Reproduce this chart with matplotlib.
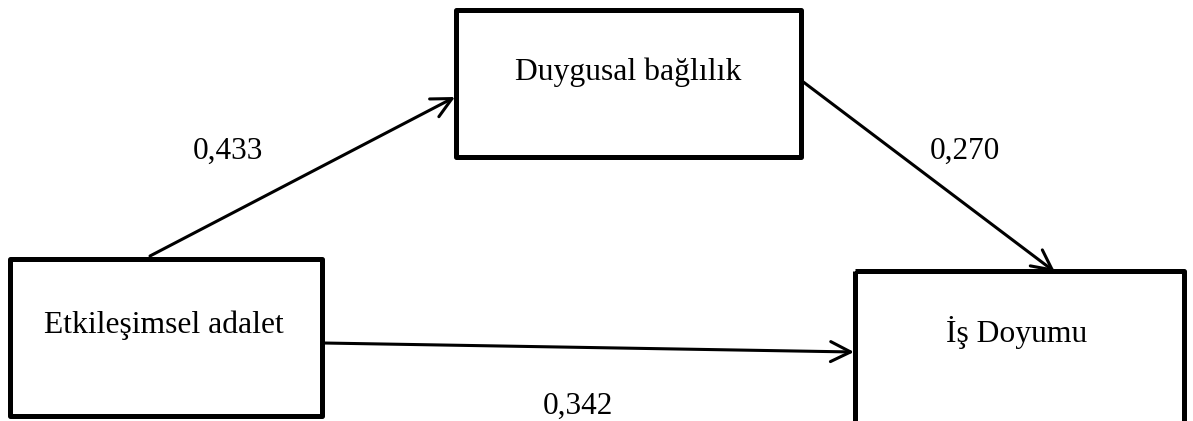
import matplotlib.pyplot as plt
from matplotlib.patches import Rectangle

# Path diagram: Etkileşimsel adalet -> Duygusal bağlılık -> İş Doyumu
box_labels = ['Duygusal bağlılık', 'Etkileşimsel adalet', 'İş Doyumu']
coef_labels = ['0,433', '0,270', '0,342']

plt.rcParams['font.family'] = ['Liberation Serif', 'DejaVu Serif']

fig = plt.figure(figsize=(11.93, 4.21), dpi=100)
ax = fig.add_axes([0, 0, 1, 1])
ax.set_xlim(0, 1193)
ax.set_ylim(421, 0)
ax.axis('off')

# boxes (x, y, w, h) in pixel units, y downward
boxes = [(456, 10, 345, 147), (10, 259, 312, 157), (855, 271, 329, 160)]
text_pos = [(628, 80), (164, 333), (1017, 342)]
for (x, y, w, h), (tx, ty), lab in zip(boxes, text_pos, box_labels):
    ax.add_patch(Rectangle((x, y), w, h, fill=False, lw=3.6, ec='black',
                           joinstyle='round', clip_on=False))
    ax.text(tx, ty, lab, ha='center', va='baseline', fontsize=22.8)

# arrows
arrows = [((150, 256), (455, 97)), ((802, 81), (1055, 272)), ((323, 343), (854, 352))]
for start, end in arrows:
    ax.annotate('', xy=end, xytext=start,
                arrowprops=dict(arrowstyle='->,head_length=0.72,head_width=0.36',
                                lw=2.2, color='black', mutation_scale=20,
                                shrinkA=0, shrinkB=0))

coef_pos = [(228, 159), (965, 159), (578, 414)]
for (cx, cy), lab in zip(coef_pos, coef_labels):
    ax.text(cx, cy, lab, ha='center', va='baseline', fontsize=22.5)

fig.savefig('out.png', dpi=100)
^^^^
◆ **Required work**: Skipping the pictures, transcribe each line above exactly as it appears.

◆ **The result**:
Reproduce this chart with matplotlib.
import matplotlib.pyplot as plt
from matplotlib.patches import Rectangle

# Path diagram: Etkileşimsel adalet -> Duygusal bağlılık -> İş Doyumu
box_labels = ['Duygusal bağlılık', 'Etkileşimsel adalet', 'İş Doyumu']
coef_labels = ['0,433', '0,270', '0,342']

plt.rcParams['font.family'] = ['Liberation Serif', 'DejaVu Serif']

fig = plt.figure(figsize=(11.93, 4.21), dpi=100)
ax = fig.add_axes([0, 0, 1, 1])
ax.set_xlim(0, 1193)
ax.set_ylim(421, 0)
ax.axis('off')

# boxes (x, y, w, h) in pixel units, y downward
boxes = [(456, 10, 345, 147), (10, 259, 312, 157), (855, 271, 329, 160)]
text_pos = [(628, 80), (164, 333), (1017, 342)]
for (x, y, w, h), (tx, ty), lab in zip(boxes, text_pos, box_labels):
    ax.add_patch(Rectangle((x, y), w, h, fill=False, lw=3.6, ec='black',
                           joinstyle='round', clip_on=False))
    ax.text(tx, ty, lab, ha='center', va='baseline', fontsize=22.8)

# arrows
arrows = [((150, 256), (455, 97)), ((802, 81), (1055, 272)), ((323, 343), (854, 352))]
for start, end in arrows:
    ax.annotate('', xy=end, xytext=start,
                arrowprops=dict(arrowstyle='->,head_length=0.72,head_width=0.36',
                                lw=2.2, color='black', mutation_scale=20,
                                shrinkA=0, shrinkB=0))

coef_pos = [(228, 159), (965, 159), (578, 414)]
for (cx, cy), lab in zip(coef_pos, coef_labels):
    ax.text(cx, cy, lab, ha='center', va='baseline', fontsize=22.5)

fig.savefig('out.png', dpi=100)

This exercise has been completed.